Quite simply, if you had to pass a psych exam to be in EMS, we'd loose half our personnel the next day. We are all a bunch of loonies that enjoy this kind of work, and without the crazy we'd never get people to willing subject themselves to such long hours of blood, guts, vomit, and under-appreciation.
Seriously, though, I think it has to do with the nature of the job combined with EMS's relative infancy as a profession.
Nature of the job: Police work is a job that centers around authority over strangers. The use of force is necessary at times, unfortunate as it is. Deadly force is discouraged but authorized as necessary. In order to do this job, you have to make sure that the person behind it is getting in for the right reasons. That you aren't a sociopathic bully out to do nothing but abuse everyone within your reach.

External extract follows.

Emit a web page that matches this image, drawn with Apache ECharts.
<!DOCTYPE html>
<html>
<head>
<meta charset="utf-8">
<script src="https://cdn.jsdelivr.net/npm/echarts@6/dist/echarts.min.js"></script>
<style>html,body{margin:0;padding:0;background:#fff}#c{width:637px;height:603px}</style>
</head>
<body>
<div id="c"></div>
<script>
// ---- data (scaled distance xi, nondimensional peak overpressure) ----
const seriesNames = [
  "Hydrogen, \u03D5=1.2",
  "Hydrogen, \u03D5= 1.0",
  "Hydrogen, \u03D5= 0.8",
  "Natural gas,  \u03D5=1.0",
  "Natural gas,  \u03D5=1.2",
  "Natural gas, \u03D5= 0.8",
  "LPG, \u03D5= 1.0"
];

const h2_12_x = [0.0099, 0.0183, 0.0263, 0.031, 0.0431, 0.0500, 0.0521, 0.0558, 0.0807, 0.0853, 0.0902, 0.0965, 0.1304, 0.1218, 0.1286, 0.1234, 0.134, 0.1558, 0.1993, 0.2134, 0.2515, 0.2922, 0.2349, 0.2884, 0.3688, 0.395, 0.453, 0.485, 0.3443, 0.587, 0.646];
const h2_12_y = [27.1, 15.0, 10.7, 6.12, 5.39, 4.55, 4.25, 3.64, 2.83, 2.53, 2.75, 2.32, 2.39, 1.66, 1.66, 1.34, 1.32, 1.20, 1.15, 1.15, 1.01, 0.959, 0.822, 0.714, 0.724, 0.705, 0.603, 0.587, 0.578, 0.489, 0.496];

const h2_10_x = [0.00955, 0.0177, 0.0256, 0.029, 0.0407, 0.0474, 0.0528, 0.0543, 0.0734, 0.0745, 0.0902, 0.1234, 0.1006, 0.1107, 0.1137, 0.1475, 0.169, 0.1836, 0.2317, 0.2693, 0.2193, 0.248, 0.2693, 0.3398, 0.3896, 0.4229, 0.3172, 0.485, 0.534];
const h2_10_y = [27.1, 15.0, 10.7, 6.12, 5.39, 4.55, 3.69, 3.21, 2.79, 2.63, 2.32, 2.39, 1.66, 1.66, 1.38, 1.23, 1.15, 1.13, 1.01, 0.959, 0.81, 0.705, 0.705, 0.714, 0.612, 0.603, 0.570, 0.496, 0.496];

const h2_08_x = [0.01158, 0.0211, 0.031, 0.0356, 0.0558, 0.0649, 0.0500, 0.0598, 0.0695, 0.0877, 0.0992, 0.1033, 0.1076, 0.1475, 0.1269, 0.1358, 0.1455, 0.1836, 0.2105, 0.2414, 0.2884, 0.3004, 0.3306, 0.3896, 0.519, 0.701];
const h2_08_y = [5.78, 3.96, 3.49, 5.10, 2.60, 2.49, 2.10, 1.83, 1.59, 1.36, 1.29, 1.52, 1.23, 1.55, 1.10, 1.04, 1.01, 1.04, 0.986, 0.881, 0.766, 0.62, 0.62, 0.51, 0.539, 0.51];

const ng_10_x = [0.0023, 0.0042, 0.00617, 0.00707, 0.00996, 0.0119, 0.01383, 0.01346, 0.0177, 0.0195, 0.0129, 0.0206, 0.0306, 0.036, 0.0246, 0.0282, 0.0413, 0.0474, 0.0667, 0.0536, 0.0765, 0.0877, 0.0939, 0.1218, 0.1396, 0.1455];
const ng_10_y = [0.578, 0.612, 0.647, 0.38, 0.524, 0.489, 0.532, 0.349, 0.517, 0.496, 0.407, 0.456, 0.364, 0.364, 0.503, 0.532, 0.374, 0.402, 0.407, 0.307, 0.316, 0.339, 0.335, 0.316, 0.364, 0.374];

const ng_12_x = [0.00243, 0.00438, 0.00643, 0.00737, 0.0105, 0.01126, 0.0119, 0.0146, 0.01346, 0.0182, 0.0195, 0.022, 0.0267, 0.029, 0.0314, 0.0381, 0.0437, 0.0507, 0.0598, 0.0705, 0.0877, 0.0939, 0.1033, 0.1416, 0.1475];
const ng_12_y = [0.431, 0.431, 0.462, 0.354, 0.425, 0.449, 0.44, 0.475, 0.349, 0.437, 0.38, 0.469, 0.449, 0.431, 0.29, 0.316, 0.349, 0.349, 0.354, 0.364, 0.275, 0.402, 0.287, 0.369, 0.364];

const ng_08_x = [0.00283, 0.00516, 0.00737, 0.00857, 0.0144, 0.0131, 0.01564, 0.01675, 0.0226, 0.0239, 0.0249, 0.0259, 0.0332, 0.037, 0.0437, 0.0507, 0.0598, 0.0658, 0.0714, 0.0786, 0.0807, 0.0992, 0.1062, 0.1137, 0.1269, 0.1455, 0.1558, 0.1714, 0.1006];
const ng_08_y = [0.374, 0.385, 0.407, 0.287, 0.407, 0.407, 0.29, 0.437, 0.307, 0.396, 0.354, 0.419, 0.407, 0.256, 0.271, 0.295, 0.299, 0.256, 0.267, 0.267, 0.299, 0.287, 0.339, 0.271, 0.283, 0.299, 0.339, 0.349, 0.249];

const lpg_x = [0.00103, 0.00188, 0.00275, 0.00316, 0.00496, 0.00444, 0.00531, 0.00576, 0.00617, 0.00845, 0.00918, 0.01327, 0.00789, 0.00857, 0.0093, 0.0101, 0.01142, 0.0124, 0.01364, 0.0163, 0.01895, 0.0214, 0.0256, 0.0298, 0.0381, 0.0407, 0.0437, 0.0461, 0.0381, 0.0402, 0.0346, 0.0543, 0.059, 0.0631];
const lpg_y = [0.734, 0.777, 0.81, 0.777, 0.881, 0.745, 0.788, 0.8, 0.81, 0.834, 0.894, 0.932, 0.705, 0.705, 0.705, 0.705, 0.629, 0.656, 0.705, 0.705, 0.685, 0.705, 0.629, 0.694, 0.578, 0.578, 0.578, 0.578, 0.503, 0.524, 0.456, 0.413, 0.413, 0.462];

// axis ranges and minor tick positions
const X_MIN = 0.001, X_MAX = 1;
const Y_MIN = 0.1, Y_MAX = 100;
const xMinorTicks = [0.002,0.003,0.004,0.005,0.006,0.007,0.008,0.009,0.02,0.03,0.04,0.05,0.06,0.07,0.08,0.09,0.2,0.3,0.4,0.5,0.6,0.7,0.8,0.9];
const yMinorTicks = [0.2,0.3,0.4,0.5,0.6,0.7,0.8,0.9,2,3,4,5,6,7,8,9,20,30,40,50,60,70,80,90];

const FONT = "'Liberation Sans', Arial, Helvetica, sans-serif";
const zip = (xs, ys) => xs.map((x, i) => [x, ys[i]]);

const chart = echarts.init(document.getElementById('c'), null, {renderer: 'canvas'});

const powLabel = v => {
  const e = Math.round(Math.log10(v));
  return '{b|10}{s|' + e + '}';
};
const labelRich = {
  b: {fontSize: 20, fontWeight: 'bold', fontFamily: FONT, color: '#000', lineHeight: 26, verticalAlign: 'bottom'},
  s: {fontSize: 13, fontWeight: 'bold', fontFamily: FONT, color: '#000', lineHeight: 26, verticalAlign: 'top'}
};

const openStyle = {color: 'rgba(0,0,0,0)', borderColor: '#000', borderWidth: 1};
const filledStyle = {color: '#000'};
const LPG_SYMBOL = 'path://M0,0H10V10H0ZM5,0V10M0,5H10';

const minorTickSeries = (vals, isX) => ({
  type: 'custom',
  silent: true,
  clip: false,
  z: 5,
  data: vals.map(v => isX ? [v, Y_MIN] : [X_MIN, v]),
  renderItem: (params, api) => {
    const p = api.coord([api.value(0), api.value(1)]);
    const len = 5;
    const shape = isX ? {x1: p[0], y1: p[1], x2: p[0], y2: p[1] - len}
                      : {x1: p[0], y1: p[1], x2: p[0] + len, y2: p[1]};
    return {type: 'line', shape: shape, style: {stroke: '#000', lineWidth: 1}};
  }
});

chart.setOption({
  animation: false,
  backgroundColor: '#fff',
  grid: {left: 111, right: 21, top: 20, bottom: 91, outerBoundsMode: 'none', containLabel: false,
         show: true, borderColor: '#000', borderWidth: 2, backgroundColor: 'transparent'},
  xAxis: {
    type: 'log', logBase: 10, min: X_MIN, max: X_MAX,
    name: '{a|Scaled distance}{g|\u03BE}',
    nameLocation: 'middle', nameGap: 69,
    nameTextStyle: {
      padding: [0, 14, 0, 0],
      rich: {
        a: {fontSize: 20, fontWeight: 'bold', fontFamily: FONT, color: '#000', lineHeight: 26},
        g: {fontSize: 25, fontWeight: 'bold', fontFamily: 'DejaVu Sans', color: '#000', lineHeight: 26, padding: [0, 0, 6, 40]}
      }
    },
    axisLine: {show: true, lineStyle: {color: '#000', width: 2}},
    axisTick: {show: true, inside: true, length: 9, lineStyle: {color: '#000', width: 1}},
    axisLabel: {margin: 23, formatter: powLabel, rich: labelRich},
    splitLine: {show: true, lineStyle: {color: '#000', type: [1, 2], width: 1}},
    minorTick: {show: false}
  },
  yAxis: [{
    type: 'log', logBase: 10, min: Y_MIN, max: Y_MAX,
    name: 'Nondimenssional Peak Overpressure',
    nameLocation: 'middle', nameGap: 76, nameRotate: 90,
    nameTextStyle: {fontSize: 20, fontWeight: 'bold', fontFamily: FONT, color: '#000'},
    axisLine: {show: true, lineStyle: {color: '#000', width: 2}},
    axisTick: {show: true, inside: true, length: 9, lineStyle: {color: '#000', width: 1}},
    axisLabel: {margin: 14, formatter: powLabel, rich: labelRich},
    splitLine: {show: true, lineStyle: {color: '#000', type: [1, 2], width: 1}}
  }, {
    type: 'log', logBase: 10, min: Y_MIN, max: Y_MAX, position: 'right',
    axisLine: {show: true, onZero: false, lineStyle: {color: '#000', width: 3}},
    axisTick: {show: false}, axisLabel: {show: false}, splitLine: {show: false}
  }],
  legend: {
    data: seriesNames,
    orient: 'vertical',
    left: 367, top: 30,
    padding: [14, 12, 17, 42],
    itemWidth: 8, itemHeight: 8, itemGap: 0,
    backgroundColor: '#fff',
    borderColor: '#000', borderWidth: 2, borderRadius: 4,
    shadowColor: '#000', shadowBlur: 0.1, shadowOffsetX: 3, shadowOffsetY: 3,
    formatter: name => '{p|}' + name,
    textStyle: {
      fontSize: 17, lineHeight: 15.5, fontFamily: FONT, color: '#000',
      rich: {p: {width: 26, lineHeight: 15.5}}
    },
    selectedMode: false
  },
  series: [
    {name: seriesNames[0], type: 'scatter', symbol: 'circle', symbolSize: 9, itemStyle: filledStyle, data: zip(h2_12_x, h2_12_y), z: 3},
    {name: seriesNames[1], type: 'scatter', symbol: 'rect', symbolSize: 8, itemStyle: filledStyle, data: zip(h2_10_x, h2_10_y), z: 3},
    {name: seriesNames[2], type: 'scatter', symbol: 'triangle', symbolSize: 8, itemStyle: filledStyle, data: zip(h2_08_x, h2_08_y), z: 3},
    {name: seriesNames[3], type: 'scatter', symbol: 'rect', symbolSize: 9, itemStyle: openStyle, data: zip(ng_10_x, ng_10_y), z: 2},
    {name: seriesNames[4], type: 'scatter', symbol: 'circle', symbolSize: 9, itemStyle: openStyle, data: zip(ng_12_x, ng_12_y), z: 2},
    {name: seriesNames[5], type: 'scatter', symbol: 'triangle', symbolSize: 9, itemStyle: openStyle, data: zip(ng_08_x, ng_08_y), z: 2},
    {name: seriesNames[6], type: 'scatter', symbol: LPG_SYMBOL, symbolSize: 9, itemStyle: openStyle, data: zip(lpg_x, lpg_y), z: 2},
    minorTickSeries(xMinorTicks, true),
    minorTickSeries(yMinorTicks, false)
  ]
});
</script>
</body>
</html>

EMS, however, is a job where we don't exert much authority OVER a person. Yes, there are times were we "take custody" of a patient, if they are not competent or if they are arrested under a police officers authority. Under normal circumstances, if the patient doesn't want to go, we can't make them. I had a woman crack a windshield with her head the other week, and didn't want to go to the ER because she had no insurance. I tried to convince her, but she wouldn't go, and I couldn't make her.

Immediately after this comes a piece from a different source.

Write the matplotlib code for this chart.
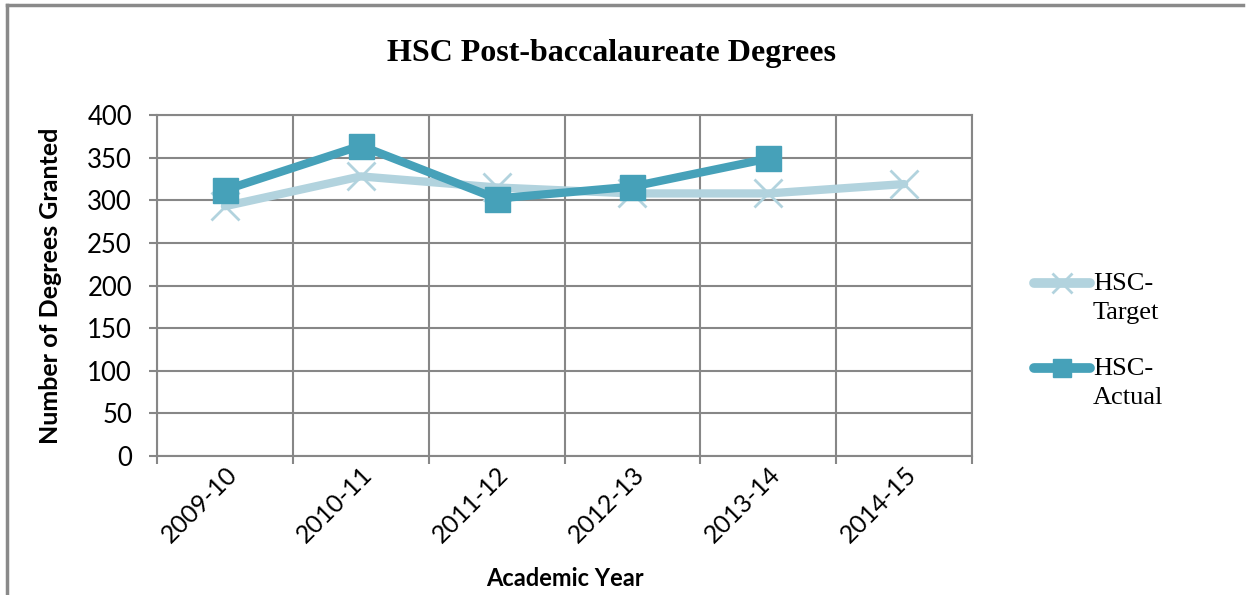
import numpy as np
import matplotlib.pyplot as plt
from matplotlib.lines import Line2D

years = ['2009-10', '2010-11', '2011-12', '2012-13', '2013-14', '2014-15']
target = [293, 328, 315, 308, 308, 319]
actual = [312, 364, 302, 316, 349]

target_color = '#B2D3DE'
actual_color = '#46A1B9'
grid_color = '#878787'

fig = plt.figure(figsize=(12.47, 5.95), dpi=100)
ax = fig.add_axes([0.1259, 0.2336, 0.6536, 0.5731])

x = np.arange(len(years))
ax.plot(x, target, color=target_color, lw=6, marker='x', markersize=20,
        markeredgewidth=2, solid_capstyle='round', zorder=3)
ax.plot(x[:len(actual)], actual, color=actual_color, lw=6, marker='s', markersize=18,
        solid_capstyle='round', zorder=4)

ax.set_xlim(-0.5, len(years) - 0.5)
ax.set_ylim(0, 400)
ax.set_yticks(np.arange(0, 401, 50))
ax.set_xticks(x)
ax.set_xticks(np.arange(-0.5, len(years), 1), minor=True)
ax.set_xticklabels(years, rotation=45, ha='right', rotation_mode='anchor',
                   fontsize=18, family='Lato')
ax.tick_params(axis='x', which='major', length=0, pad=5)
ax.tick_params(axis='x', which='minor', length=6, color=grid_color, width=1.5)
ax.tick_params(axis='y', length=6, color=grid_color, width=1.5, labelsize=18.5, pad=12)
for lab in ax.get_yticklabels():
    lab.set_family('Lato')

ax.grid(True, axis='y', color=grid_color, lw=1.5)
ax.grid(True, axis='x', which='minor', color=grid_color, lw=1.5)
for s in ax.spines.values():
    s.set_color(grid_color)
    s.set_linewidth(1.5)

ax.set_xlabel('Academic Year', fontsize=17, fontweight='bold', family='Lato', labelpad=14)
ax.set_ylabel('Number of Degrees Granted', fontsize=18, fontweight='bold', family='Lato', labelpad=18)

fig.suptitle('HSC Post-baccalaureate Degrees', x=0.49, y=0.935, fontsize=23,
             fontweight='bold', family='Liberation Serif')

# legend drawn by hand: handle sits on the first text line, like the original
legend_items = [
    ('HSC-\nTarget', target_color, dict(marker='x', markersize=14, markeredgewidth=2), 283),
    ('HSC-\nActual', actual_color, dict(marker='s', markersize=13), 368),
]
for label, color, mk, ypix in legend_items:
    yf = 1 - ypix / 595
    fig.add_artist(Line2D([1034 / 1247, 1090 / 1247], [yf, yf], color=color, lw=7,
                          solid_capstyle='round'))
    fig.add_artist(Line2D([1062 / 1247], [yf], color=color, linestyle='none', **mk))
    fig.text(1093 / 1247, yf + 10 / 595, label, va='top', ha='left', fontsize=19,
             family='Liberation Serif', linespacing=1.4)

# chart border (top and left)
fig.add_artist(Line2D([0.006, 0.997], [0.992, 0.992], color='#8a8a8a', lw=2.5))
fig.add_artist(Line2D([0.006, 0.006], [0.0, 0.992], color='#8a8a8a', lw=2.5))

fig.savefig('out.png', dpi=100)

If we DO overstep our bounds, there is no debate. If I were to have tied that woman to the stretcher to take her in for her own good, I would have lost all my certifications, which would have been the least of my worries as I sat in jail for kidnapping. I overstepped, wham-bam, you're wrong and you're done. The worst we can do as EMT/Medics is abuse our right to strip and/or touch our patient by using it as a sexual device. Either voyeuristicly and unnecessarily stripping down a patient for an "exam" or touching areas you shouldn't be for a little longer than we should be, for instance. And accordingly, our backgrounds are scrubbed by almost any agency to make sure we have no sexually related criminal charges in our histories. I don't know about you, but my background check went back to when I was a teenager to make sure there wasn't criminal sexual assault charges or suspicions all the way back to my high school.
In short, it's a job that nobody is going to get into without wanting to help people, barring the sexual deviants who would get off on an unconscious person. Police work is a job with a lot of authority which could be and is at times easily abused and explained away just as easily by a lie or twisting of the truth. Much more attractive to nutjobs who want a good, "legal" way to exert power over people.

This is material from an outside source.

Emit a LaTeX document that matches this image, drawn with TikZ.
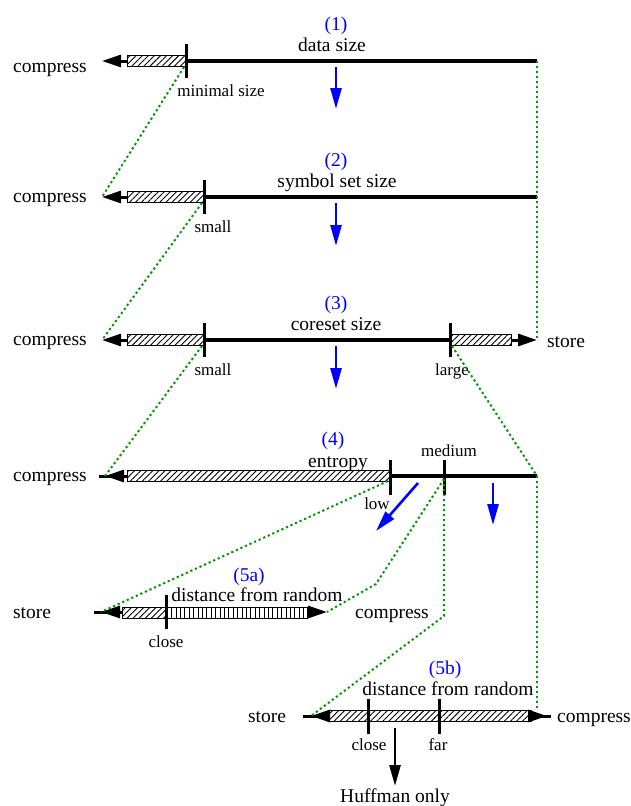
\documentclass[tikz,border=0pt]{standalone}
\usepackage{fontspec}
\setmainfont{Liberation Serif}
\usetikzlibrary{arrows.meta,patterns.meta}

\definecolor{linkgreen}{RGB}{0,150,0}
\definecolor{stepblue}{RGB}{0,0,255}

\begin{document}
\begin{tikzpicture}[x=1pt,y=-1pt,
  txt/.style={font=\fontsize{19.5}{22}\selectfont, anchor=base, inner sep=0pt},
  lbl/.style={font=\fontsize{17}{20}\selectfont, anchor=base, inner sep=0pt},
  num/.style={txt, text=stepblue},
  axis/.style={line width=3.4pt},
  tickmark/.style={line width=3pt},
  hatchbox/.style={draw, line width=0.9pt, pattern={Lines[angle=45,distance=4.3pt,line width=0.9pt]}},
  stripebox/.style={draw, line width=0.9pt, pattern={Lines[angle=90,distance=4.4pt,line width=1pt]}},
  endarrow/.style={line width=3pt, -{Triangle[length=19pt,width=12pt]}},
  bluearrow/.style={draw=stepblue, line width=2.6pt, -{Triangle[length=21pt,width=11pt]}},
  blackarrow/.style={line width=2.6pt, -{Triangle[length=21pt,width=11pt]}},
  link/.style={draw=linkgreen, line width=2pt, dash pattern=on 2.2pt off 2.8pt},
]
\useasboundingbox (0,0) rectangle (631,806);

% ---------- (1) data size ----------
\coordinate (t1) at (102,61);
\coordinate (b1l) at (127,61);
\coordinate (b1r) at (186,61);
\coordinate (e1) at (537,61);
\coordinate (k1) at (184,67);
\path[hatchbox] (127,55.5) rectangle (186,66.5);
\draw[axis] (b1r) -- (e1);
\draw[endarrow] (b1l) -- (t1);
\draw[tickmark] (186,44) -- (186,78);
\node[txt] (c1) at (50,72) {compress};
\node[num] (n1) at (336,30) {(1)};
\node[txt] (d1) at (332,51) {data size};
\node[lbl] (m1) at (221,96) {minimal size};
\coordinate (a1s) at (336,67);
\coordinate (a1e) at (336,109);
\draw[bluearrow] (a1s) -- (a1e);

% ---------- (2) symbol set size ----------
\coordinate (t2) at (102,197);
\coordinate (b2l) at (127,197);
\coordinate (b2r) at (204,197);
\coordinate (e2) at (537,197);
\coordinate (k2) at (202,203);
\path[hatchbox] (127,191.5) rectangle (204,202.5);
\draw[axis] (b2r) -- (e2);
\draw[endarrow] (b2l) -- (t2);
\draw[tickmark] (204,180) -- (204,214);
\node[txt] (c2) at (50,202) {compress};
\node[num] (n2) at (336,166) {(2)};
\node[txt] (d2) at (337,187) {symbol set size};
\node[lbl] (s2) at (213,232) {small};
\coordinate (a2s) at (336,203);
\coordinate (a2e) at (336,246);
\draw[bluearrow] (a2s) -- (a2e);

% ---------- (3) coreset size ----------
\coordinate (t3) at (102,340);
\coordinate (b3l) at (127,340);
\coordinate (b3r) at (204,340);
\coordinate (b3s) at (450,340);
\coordinate (b3t) at (511,340);
\coordinate (e3) at (537,340);
\coordinate (k3) at (202,346);
\coordinate (k3b) at (452,346);
\path[hatchbox] (127,334.5) rectangle (204,345.5);
\path[hatchbox] (450,334.5) rectangle (511,345.5);
\draw[axis] (b3r) -- (b3s);
\draw[endarrow] (b3l) -- (t3);
\draw[endarrow] (b3t) -- (e3);
\draw[tickmark] (204,323) -- (204,357);
\draw[tickmark] (450,323) -- (450,357);
\node[txt] (c3) at (50,345) {compress};
\node[txt] (st3) at (566,347) {store};
\node[num] (n3) at (336,309) {(3)};
\node[txt] (d3) at (336,330) {coreset size};
\node[lbl] (s3) at (213,375) {small};
\node[lbl] (l3) at (452,375) {large};
\coordinate (a3s) at (336,346);
\coordinate (a3e) at (336,389);
\draw[bluearrow] (a3s) -- (a3e);

% ---------- (4) entropy ----------
\coordinate (t4) at (105,476);
\coordinate (t4x) at (99,476);
\coordinate (b4l) at (127,476);
\coordinate (b4r) at (390,476);
\coordinate (mid4) at (444,476);
\coordinate (e4) at (537,476);
\coordinate (k4) at (388,481);
\coordinate (k4m) at (444,479);
\path[hatchbox] (127,470.5) rectangle (390,481.5);
\draw[axis] (b4r) -- (e4);
\draw[endarrow] (b4l) -- (t4);
\draw[line width=3pt] (b4l) -- (t4x);
\draw[tickmark] (390,460) -- (390,495);
\draw[tickmark] (444,460) -- (444,495);
\node[txt] (c4) at (50,481) {compress};
\node[num] (n4) at (333,445) {(4)};
\node[txt] (d4) at (338,467) {entropy};
\node[lbl] (m4) at (449,456) {medium};
\node[lbl] (lo4) at (377,509) {low};
\coordinate (a4s) at (418,483);
\coordinate (a4e) at (376,531);
\draw[bluearrow] (a4s) -- (a4e);
\coordinate (a5s) at (493,483);
\coordinate (a5e) at (493,525);
\draw[bluearrow] (a5s) -- (a5e);

% ---------- (5a) distance from random ----------
\coordinate (t5) at (101,612);
\coordinate (t5x) at (94,612);
\coordinate (b5l) at (122,612);
\coordinate (b5m) at (166,612);
\coordinate (b5r) at (307,612);
\coordinate (e5) at (327,612);
\path[hatchbox] (122,607) rectangle (166,618);
\path[stripebox] (166,607) rectangle (307,618);
\draw[endarrow] (b5l) -- (t5);
\draw[line width=3pt] (b5l) -- (t5x);
\draw[endarrow] (b5r) -- (e5);
\draw[tickmark] (166,595) -- (166,629);
\node[txt] (st5) at (32,618) {store};
\node[txt] (c5) at (392,618) {compress};
\node[num] (n5) at (249,581) {(5a)};
\node[txt] (d5) at (257,601) {distance from random};
\node[lbl] (cl5) at (166,647) {close};

% ---------- (5b) distance from random ----------
\coordinate (t6) at (311,716);
\coordinate (t6x) at (303,716);
\coordinate (b6l) at (329,716);
\coordinate (b6r) at (531,716);
\coordinate (e6) at (547,716);
\coordinate (e6x) at (551,716);
\coordinate (k6) at (537,711);
\path[hatchbox] (329,710.5) rectangle (531,721.5);
\draw[endarrow] (b6l) -- (t6);
\draw[line width=3pt] (b6l) -- (t6x);
\draw[endarrow] (b6r) -- (e6);
\draw[line width=3pt] (b6r) -- (e6x);
\draw[tickmark] (368,699) -- (368,734);
\draw[tickmark] (439,699) -- (439,734);
\node[txt] (st6) at (267,722) {store};
\node[txt] (c6) at (594,722) {compress};
\node[num] (n6) at (445,674) {(5b)};
\node[txt] (d6) at (448,695) {distance from random};
\node[lbl] (cl6) at (369,750) {close};
\node[lbl] (fa6) at (438,750) {far};
\coordinate (h6s) at (395,728);
\coordinate (h6e) at (395,786);
\draw[blackarrow] (h6s) -- (h6e);
\node[txt] (hf6) at (395,802) {Huffman only};

% ---------- dotted links between the stages ----------
\draw[link] (k1) -- (t2);
\draw[link] (e1) -- (e3);
\draw[link] (k2) -- (t3);
\draw[link] (k3) -- (t4);
\draw[link] (k3b) -- (e4);
\draw[link] (e4) -- (k6);
\draw[link] (k4) -- (t5);
\coordinate (bend5) at (376,584);
\draw[link] (k4m) -- (bend5) -- (e5);
\coordinate (bend6) at (444,616);
\draw[link] (k4m) -- (bend6) -- (t6);
\end{tikzpicture}
\end{document}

Infancy of our profession: Let's face it, we are fairly new. It has only been, what, since the 60's or 70's that we've become a real service? Before that, it was just 17 year old ambulance jockeys yanking kids off the battlefield and running them back to a med station hopefully soon enough to cut a limb off and save a life. We don't get as much respect as we'd like and in a lot of cases deserve from the rest of the medical community, which has existed in various but mostly familiar forms for hundreds of years now. Doctors, nurses, surgeons... they all have a long and storied history.
Medics? EMTs? Not so much. We have a couple of decades to hang our hats on, and for much of that history people were given no formal training beyond how to put on turnout gear and turn on the lights and siren. And in that short existence, we have seen our continued absorption into other agencies like fire or contracted out to medical transport companies. We are still trying to find our own place on the medical map, as much as we may think we have it figured out. We still don't have a real national educational standard to what should be considered a medic or EMT, and we are continually struggling to get people to consider us more than "ambulance drivers."
If we ourselves are having trouble being able to define what is necessary to be a medic, it's not surprising that we are also having trouble deciding what should be used to disqualify you from the job. Yeah, we have a couple easy, obvious ones like being a sexual predator, but that pretty much goes for any ol' job that requires you to work with people let alone undress and touch them. We need to grow as a field a bit more before we will be able to settle on what weeding-out processes should be used to separate the wheat from the chaff.